– Офигеть! – повторил Вадик. – Передайте ему от меня привет. Очень хочется его увидеть.
– В чем проблема? – удивился Энтин. – Он по-прежнему любит читать лекции с утра пораньше. Приезжайте в любой день к полудню в институт, зайдите на кафедру и увидите там моего отца. Он с понедельника по четверг в вузе, уезжает домой в четырнадцать часов.
– Офигеть, – словно заезженная пластинка, твердил Филиппов.
– Вадим Николаевич, – закричал мужской голос, – можно вас на минутку?
– Простите, – сказал Филиппов и отошел.
– Сто четыре года не так уж и много, – хмыкнул Энтин, – дедушка мой до ста двенадцати дожил.
Я молча вошла в подъезд, поднялась на пятый этаж и увидела открытую дверь квартиры.
В проеме стоял Макс.
– Все в порядке, – сказал он, – заходите, Моисея увезли, я один тут остался. Видела Вадика?
Последний вопрос определенно относился ко мне.
Я кивнула.
– Оказывается, он учился у отца Константина Львовича.
– Лев легенда, – улыбнулся Вульф, – замечательный педагог. Значит, так! Это точно суицид. У эксперта сомнений нет. Отравление. Никаких следов насилия. Зильберкранц сделал все возможное, чтобы не стали искать его убийцу. Оставил записку, написал ее сам. Положил на тумбочку у кровати пустую коробку от лекарства, под ней находился листок бумаги, на котором он, опять же собственноручно, написал: «Для ухода из жизни я использовал этот препарат. Прошу не ловить ведьм там, где их нет». Подписался, поставил число. Перед тем как уйти, он побрился, принял душ, надел чистую рубашку. Похоже, не нервничал.

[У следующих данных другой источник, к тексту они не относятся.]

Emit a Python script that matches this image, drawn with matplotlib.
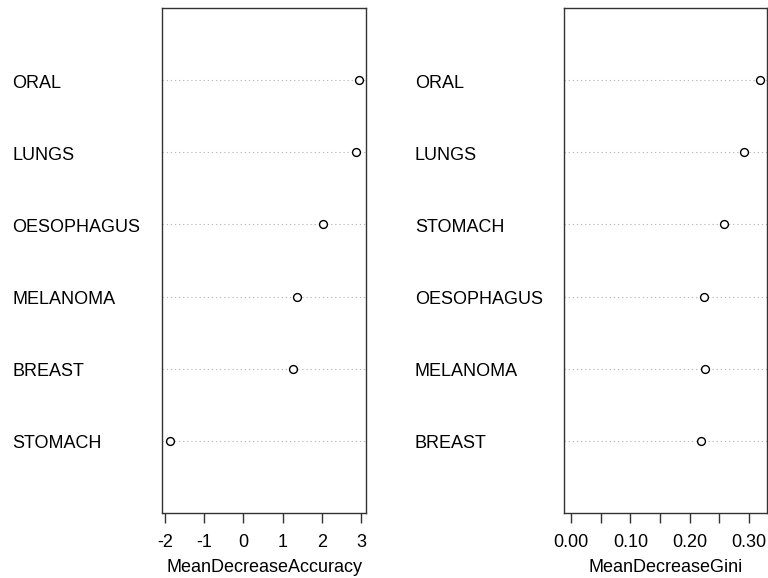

– Решение принято, – подал голос Энтин. – Те, кто давно подумывает о самоубийстве, в последний день ведут себя спокойно. Он сообщил, по какой причине решился на этот шаг?
Макс отошел к окну.
– Оставил короткую записку: «Больше не могу. Устал. Болен». Без каких-либо объяснений. Мы с ним общались часто, но исключительно по работе. О личной жизни Моисея я почти ничего не знаю.
Вульфа прервал телефонный звонок. Муж вынул трубку.

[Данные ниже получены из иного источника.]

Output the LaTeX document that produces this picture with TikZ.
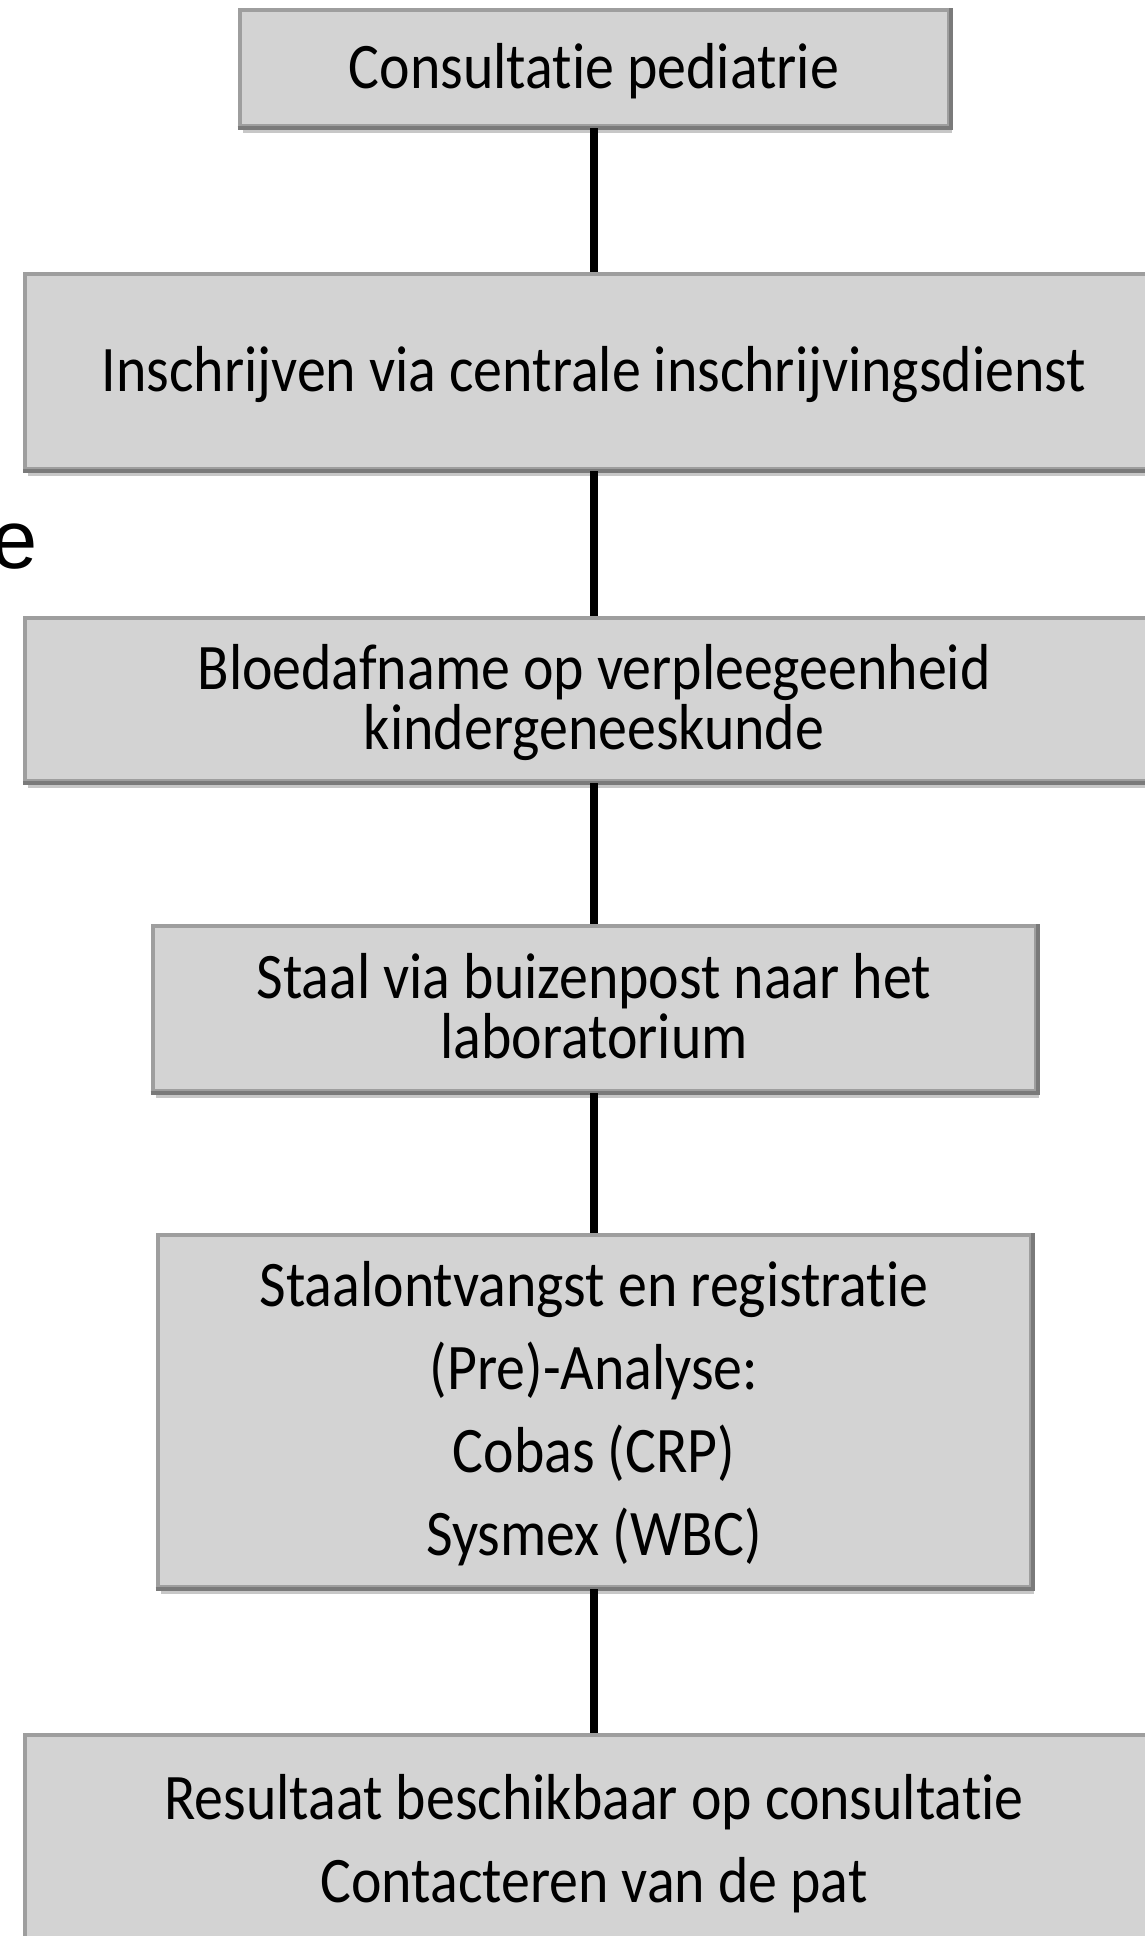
\documentclass[tikz,border=0pt]{standalone}
\usepackage{fontspec}
\setmainfont{Carlito}[FakeStretch=0.89,Ligatures=NoCommon]
\newfontfamily\arialfont{Liberation Sans}
\usetikzlibrary{shadows}
\definecolor{boxfill}{RGB}{211,211,211}
\definecolor{boxedge}{RGB}{158,158,158}
\definecolor{boxdark}{RGB}{122,122,122}
\begin{document}
\begin{tikzpicture}[x=1pt,y=-1pt,
  box/.style={rectangle, fill=boxfill, draw=boxedge, line width=4pt, inner sep=0pt,
    align=center, text depth=2pt, font=\fontsize{65}{60}\selectfont,
    drop shadow={shadow xshift=3pt, shadow yshift=-7pt, opacity=0.22, fill=black}},
  wide/.style={font=\fontsize{65}{83}\selectfont},
  link/.style={line width=8pt, black},
  dark/.style={boxdark, line width=4pt}]
\useasboundingbox (0,0) rectangle (1145,1936);

\node[box, minimum width=709pt, minimum height=116pt, text height=42pt] (b1) at (594,68) {Consultatie pediatrie};
\node[box, minimum width=1138pt, minimum height=195pt, text height=42pt] (b2) at (594,371.5) {Inschrijven via centrale inschrijvingsdienst};
\node[box, minimum width=1138pt, minimum height=163pt, text height=102pt] (b3) at (594,699.5) {Bloedafname op verpleegeenheid\\kindergeneeskunde};
\node[box, minimum width=883pt, minimum height=165pt, text height=102pt] (b4) at (594,1008.5) {Staal via buizenpost naar het\\laboratorium};
\node[box, wide, minimum width=873pt, minimum height=352pt, text height=291pt] (b5) at (594,1411) {Staalontvangst en registratie\\(Pre)-Analyse:\\Cobas (CRP)\\Sysmex (WBC)};
\node[box, wide, minimum width=1138pt, minimum height=240pt, text height=126pt, text depth=32pt] (b6) at (594,1855) {Resultaat beschikbaar op consultatie\\Contacteren van de pat};

\foreach \b in {b1,b2,b3,b4,b5,b6}{
  \draw[dark] (\b.south west) -- (\b.south east) -- (\b.north east);
}

\draw[link] (b1.south) -- (b2.north);
\draw[link] (b2.south) -- (b3.north);
\draw[link] (b3.south) -- (b4.north);
\draw[link] (b4.south) -- (b5.north);
\draw[link] (b5.south) -- (b6.north);

\node[anchor=base west, inner sep=0pt, font=\arialfont\fontsize{83}{83}\selectfont] (e) at (-9,568) {e};
\end{tikzpicture}
\end{document}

– Слушаю. Ты уверен? Понял.
Макс положил мобильный в карман.
– Это Костин.
По его тону стало понятно: новость, которую сообщил Володя, не очень-то радостная.
– Что? – спросила я.
– Михаил получил список создателей нового лекарства, в составе которого есть яд зубоскала. Они сейчас тестируют препарат уже на больных, – мрачно произнес Макс, – перечень не очень длинный. Надо, конечно, проверить всех, я никого из упомянутых там не знаю. Никого, кроме…
Вульф замолчал.
– Ну, говори, – попросила я.
– Кроме Моисея Абрамовича Зильберкранца, – закончил муж.

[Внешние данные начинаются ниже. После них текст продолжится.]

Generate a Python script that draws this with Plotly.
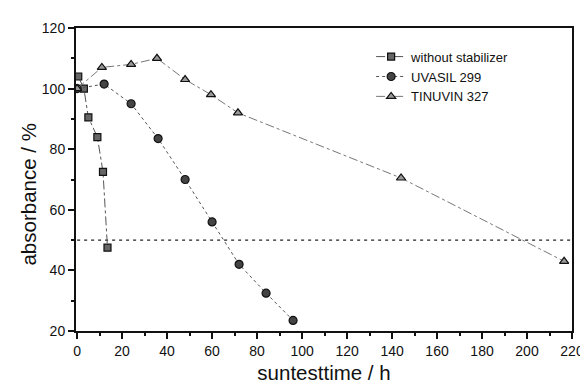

Я прислонилась к стене. В голове заметались разные мысли. Моисей гениальный специалист. Вполне логично, что его пригласили участвовать в проекте, который связан с ядом. Моня был членом коллектива, который осуществляет экспериментальное лечение. Значит, он владел информацией про ящерицу, но уверял нас, что Аня получила дозу яда улитки. А Деревянкин, изучив анализы Славиной, сразу сообщил, что к чему. Возникает вопрос: почему Моисей Абрамович ошибся?
Деревянкин, блюдя цеховую солидарность, заговорил о том, что Конус и зубоскал могут вызвать похожие изменения в организме человека, трудно сразу понять, что к чему. Он явно выгораживал коллегу. Узок круг настоящих профессионалов, они все друг друга знают. Да, Деревянкин не живет в России. Но сейчас не прежние времена, когда советские ученые могли общаться с зарубежными коллегами только на международных конференциях, куда не всякого профессора из страны развитого социализма выпускали. Нынче-то с помощью интернета ты с любым легко поговоришь. Небось Юрий Петрович полагал, что Зильберкранц просто ошибся, но озвучивать свои мысли не стал. Блюдет цеховую солидарность. Я, кстати, решила, что наш приятель не такой уж эрудированный, раз не знал про опасную ящерицу. А еще мы с Максом прекрасно знали: Моисей всегда злится, если понимает, что накосячил. Профессор в этом случае делался раздражительным, даже злым. А когда мы с ним в последний раз общались, он именно так себя и вел. Вот Вульф и подумал: Моня ошибся, потом сообразил, что допустил оплошность, но признаться в этом не смог. Только информация о том, что Зильберкранц имел доступ к экспериментальному лекарству, меняет дело.